A performance “Afluente”, de Ziel Karapotó (1994), foi um dos momentos mais potentes da ArtRio 2024. Um dos três artistas indígenas a representar o Brasil na 60ª Bienal de Veneza e indicado ao prêmio PIPA 2024, em sua primeira participação na Feira de Arte do Rio, também apresentou obras no estande da Christal Galeria, como parte do programa Brasil Contemporâneo.
“Estamos vivendo em plena crise climática, tendo os impactos desse extrativismo desenfreado. E a performance é um trabalho sobre o poder e as conexões por meio das águas e suas relações dentro da cosmologia indígena. Nós somos águas que confluem, que se conectam e estabelecem uma rede de cura”, explica.
Na ação, o artista utilizou moringas feitas de cabaça, uma das primeiras plantas cultivadas no mundo. “Dentro de muitas culturas indígenas, não só a minha, são recipientes sagrados, para preparos de tratamento e cura. E a defumação com o tabaco nos protege, nos cura e nos faz conectar com a força sagrada, com os encantados”.
Natural da comunidade Karapotó Terra Nova, São Sebastião, Alagoas, Ziel Karapotó reside atualmente na reserva Indígena Marataro Kaetés, em Igarassu (PE). É coordenador geral da Associação de Indígena em Contexto Urbano Karaxuwanassu (ASSICUKA) desde 2021 e é formado em Artes Visuais pela Universidade Federal de Pernambuco.
“Eu acho que, ao fazer licenciatura, eu me deparei com uma lacuna imensa sobre a história e a expressividade dos povos indígenas. E ali, naquele campo, em meio a essas ausências, eu tive que fazer alguma coisa para me reafirmar, para demarcar esse território. E aí, acredito que a partir de 2016, eu começo primeiro a utilizar performance no meu próprio corpo, como ferramenta, que irá e propor narrativas para apresentar minha cultura dentro de um território de ausências”.

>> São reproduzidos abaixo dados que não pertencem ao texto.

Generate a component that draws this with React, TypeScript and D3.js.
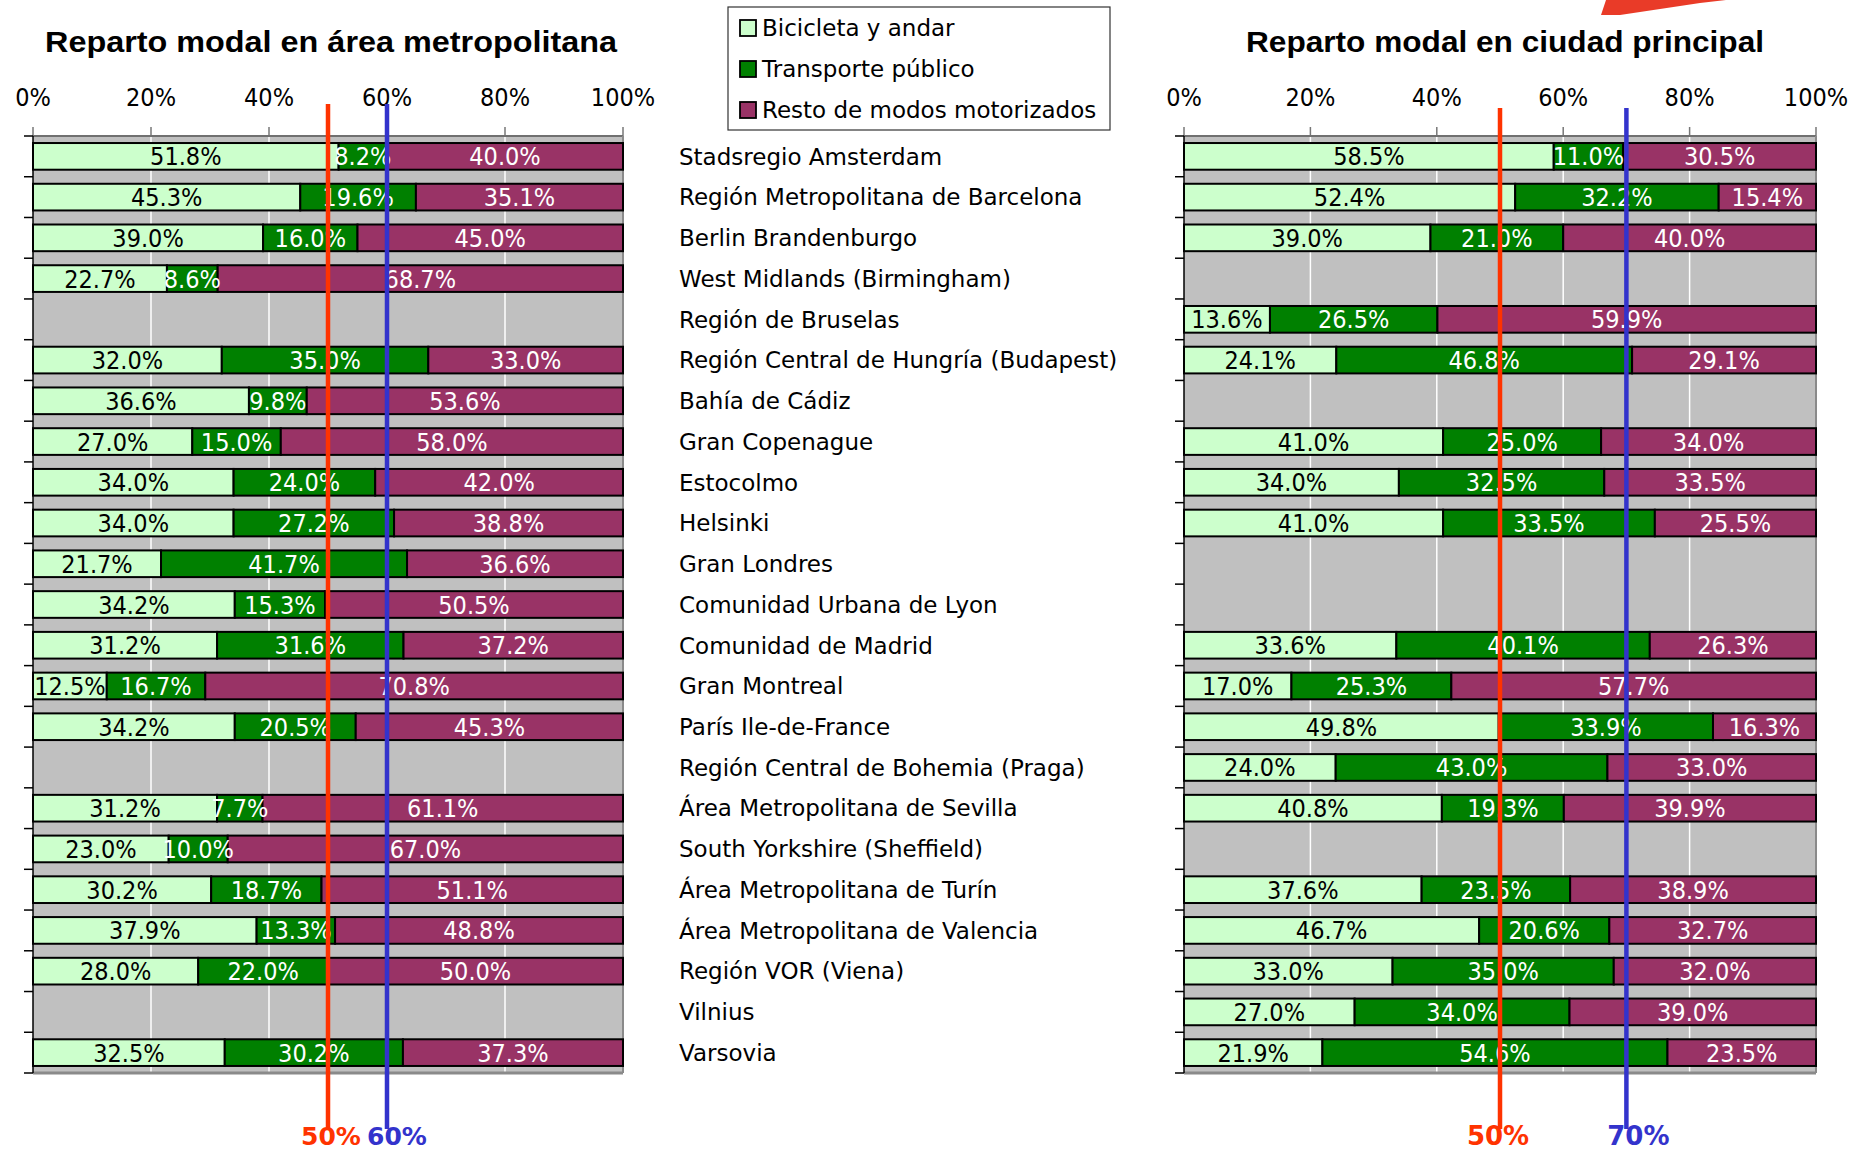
import React from 'react';
import * as d3 from 'd3';

const categories = [
  'Stadsregio Amsterdam',
  'Región Metropolitana de Barcelona',
  'Berlin Brandenburgo',
  'West Midlands (Birmingham)',
  'Región de Bruselas',
  'Región Central de Hungría (Budapest)',
  'Bahía de Cádiz',
  'Gran Copenague',
  'Estocolmo',
  'Helsinki',
  'Gran Londres',
  'Comunidad Urbana de Lyon',
  'Comunidad de Madrid',
  'Gran Montreal',
  'París Ile-de-France',
  'Región Central de Bohemia (Praga)',
  'Área Metropolitana de Sevilla',
  'South Yorkshire (Sheffield)',
  'Área Metropolitana de Turín',
  'Área Metropolitana de Valencia',
  'Región VOR (Viena)',
  'Vilnius',
  'Varsovia',
];

// área metropolitana (null = sin dato)
const metroBike = [51.8, 45.3, 39.0, 22.7, null, 32.0, 36.6, 27.0, 34.0, 34.0, 21.7, 34.2, 31.2, 12.5, 34.2, null, 31.2, 23.0, 30.2, 37.9, 28.0, null, 32.5];
const metroTransit = [8.2, 19.6, 16.0, 8.6, null, 35.0, 9.8, 15.0, 24.0, 27.2, 41.7, 15.3, 31.6, 16.7, 20.5, null, 7.7, 10.0, 18.7, 13.3, 22.0, null, 30.2];
const metroMotor = [40.0, 35.1, 45.0, 68.7, null, 33.0, 53.6, 58.0, 42.0, 38.8, 36.6, 50.5, 37.2, 70.8, 45.3, null, 61.1, 67.0, 51.1, 48.8, 50.0, null, 37.3];

// ciudad principal
const cityBike = [58.5, 52.4, 39.0, null, 13.6, 24.1, null, 41.0, 34.0, 41.0, null, null, 33.6, 17.0, 49.8, 24.0, 40.8, null, 37.6, 46.7, 33.0, 27.0, 21.9];
const cityTransit = [11.0, 32.2, 21.0, null, 26.5, 46.8, null, 25.0, 32.5, 33.5, null, null, 40.1, 25.3, 33.9, 43.0, 19.3, null, 23.5, 20.6, 35.0, 34.0, 54.6];
const cityMotor = [30.5, 15.4, 40.0, null, 59.9, 29.1, null, 34.0, 33.5, 25.5, null, null, 26.3, 57.7, 16.3, 33.0, 39.9, null, 38.9, 32.7, 32.0, 39.0, 23.5];

const xTicks = [0, 20, 40, 60, 80, 100];
const legendLabels = ['Bicicleta y andar', 'Transporte público', 'Resto de modos motorizados'];
const keys = ['bike', 'transit', 'motor'];
const fills = ['#ccffcc', '#008000', '#993366'];
const textFills = ['#000', '#fff', '#fff'];

const condensed = '"DejaVu Sans Condensed", "Liberation Sans Narrow", "DejaVu Sans", sans-serif';
const plain = '"DejaVu Sans", Verdana, sans-serif';

const TOP = 136;
const BOTTOM = 1073;

function Panel({ left, right, title, titleCx, titleW, bike, transit, motor, refs, refY, labelY, labelSize }) {
  const x = d3.scaleLinear().domain([0, 100]).range([left, right]);
  const y = d3.scaleBand().domain(categories).range([TOP, BOTTOM]).paddingInner(0.345).paddingOuter(0.1725);

  const rows = categories
    .map((c, i) => ({ cat: c, bike: bike[i], transit: transit[i], motor: motor[i] }))
    .filter(r => r.bike != null);
  const stacked = d3.stack().keys(keys)(rows);
  const bounds = d3.range(categories.length + 1).map(i => TOP + i * y.step());

  return (
    <g>
      <text x={titleCx} y={52} textAnchor="middle" fontFamily='"Liberation Sans", Arial, sans-serif' fontWeight="bold"
        fontSize={29} textLength={titleW} lengthAdjust="spacingAndGlyphs">{title}</text>
      {xTicks.map(t => (
        <text key={'tl' + t} x={x(t)} y={106} textAnchor="middle" fontFamily={condensed} fontSize={25}>{t}%</text>
      ))}
      <rect x={left} y={TOP} width={right - left} height={BOTTOM - TOP} fill="#c0c0c0" />
      {xTicks.slice(1, -1).map(t => (
        <line key={'g' + t} x1={x(t)} x2={x(t)} y1={TOP} y2={BOTTOM} stroke="#fff" strokeWidth={1.5} />
      ))}
      {xTicks.map(t => (
        <line key={'tt' + t} x1={x(t)} x2={x(t)} y1={TOP - 9} y2={TOP} stroke="#777" strokeWidth={1.5} />
      ))}
      <line x1={left} x2={right} y1={TOP} y2={TOP} stroke="#707070" strokeWidth={2} />
      <line x1={right} x2={right} y1={TOP} y2={BOTTOM} stroke="#8a8a8a" strokeWidth={2} />
      <line x1={left} x2={right} y1={BOTTOM} y2={BOTTOM} stroke="#8a8a8a" strokeWidth={3} />
      <line x1={left} x2={left} y1={TOP} y2={BOTTOM} stroke="#000" strokeWidth={1.5} />
      {bounds.map((b, i) => (
        <line key={'yt' + i} x1={left - 9} x2={left} y1={b} y2={b} stroke="#000" strokeWidth={1.5} />
      ))}
      {stacked.map((s, k) => (
        <g key={s.key}>
          {s.map(d => (
            <rect key={d.data.cat} x={x(d[0])} y={y(d.data.cat)} width={x(d[1]) - x(d[0])} height={y.bandwidth()}
              fill={fills[k]} stroke="#000" strokeWidth={2} />
          ))}
        </g>
      ))}
      {stacked.map((s, k) => (
        <g key={'l' + s.key}>
          {s.map(d => (
            <text key={d.data.cat} x={(x(d[0]) + x(d[1])) / 2} y={y(d.data.cat) + y.bandwidth() / 2}
              dy="0.36em" textAnchor="middle" fontFamily={condensed} fontSize={25} fill={textFills[k]}>
              {(d[1] - d[0]).toFixed(1)}%
            </text>
          ))}
        </g>
      ))}
      {refs.map(r => (
        <g key={'r' + r.v}>
          <line x1={x(r.v)} x2={x(r.v)} y1={refY} y2={1129} stroke={r.color} strokeWidth={4.5} />
          <text x={x(r.v) + r.dx} y={labelY} textAnchor="middle" fontFamily={plain} fontWeight="bold" fontSize={labelSize} fill={r.color}>{r.v}%</text>
        </g>
      ))}
    </g>
  );
}

export default function App() {
  const yc = d3.scaleBand().domain(categories).range([TOP, BOTTOM]);
  return (
    <svg width={1854} height={1152} style={{ position: 'absolute', left: 0, top: 0, background: '#fff' }}>
      <rect width={1854} height={1152} fill="#fff" />
      <polygon points="1601,15 1620,15 1700,3 1726,0 1606,0" fill="#e8301c" opacity={0.95} />
      <Panel left={33} right={623} title="Reparto modal en área metropolitana" titleCx={331} titleW={572}
        bike={metroBike} transit={metroTransit} motor={metroMotor}
        refs={[{ v: 50, color: '#ff3300', dx: 3 }, { v: 60, color: '#3333cc', dx: 10 }]} refY={104} labelY={1145} labelSize={25} />
      <Panel left={1184} right={1816} title="Reparto modal en ciudad principal" titleCx={1505} titleW={518}
        bike={cityBike} transit={cityTransit} motor={cityMotor}
        refs={[{ v: 50, color: '#ff3300', dx: -2 }, { v: 70, color: '#3333cc', dx: 12 }]} refY={108} labelY={1145} labelSize={26} />
      {categories.map(c => (
        <text key={c} x={679} y={yc(c) + yc.bandwidth() / 2} dy="0.36em" fontFamily={plain} fontSize={23} fill="#000">{c}</text>
      ))}
      <rect x={728} y={7} width={382} height={123} fill="#fff" stroke="#333" strokeWidth={1.2} />
      {legendLabels.map((l, i) => (
        <g key={l}>
          <rect x={740} y={20 + i * 41} width={16} height={16} fill={fills[i]} stroke="#000" strokeWidth={1.8} />
          <text x={762} y={28 + i * 41} dy="0.36em" fontFamily={plain} fontSize={23} fill="#000">{l}</text>
        </g>
      ))}
    </svg>
  );
}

Sua trajetória é marcada por produções e atuações nos campos das artes visuais e do audiovisual, com trabalhos e pesquisas que abordam as poéticas indígenas, as configurações identitárias e o racismo sobre as etnias originárias, em especial sobre os povos indígenas no Nordeste.

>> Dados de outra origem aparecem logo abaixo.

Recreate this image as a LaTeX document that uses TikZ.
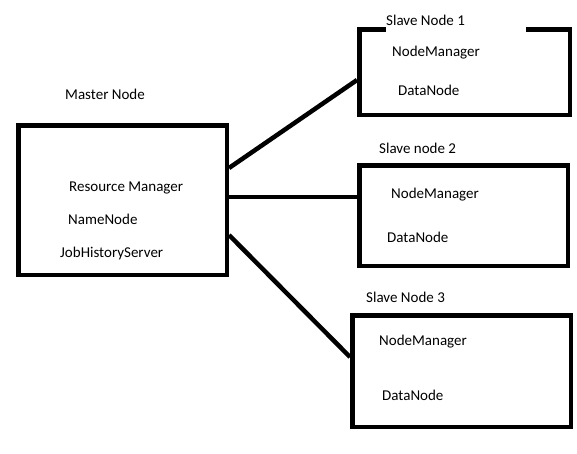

“É muito importante a minha presença e a presença dos outros parentes, porque eu acho que a gente vem ultimamente ampliando o cenário da arte contemporânea brasileira. É algo muito recente e ainda temos muito a construir, a preparar neste território, para que possamos compartilhar de uma coisa realmente legítima desse território, que se chama Brasil”, completa.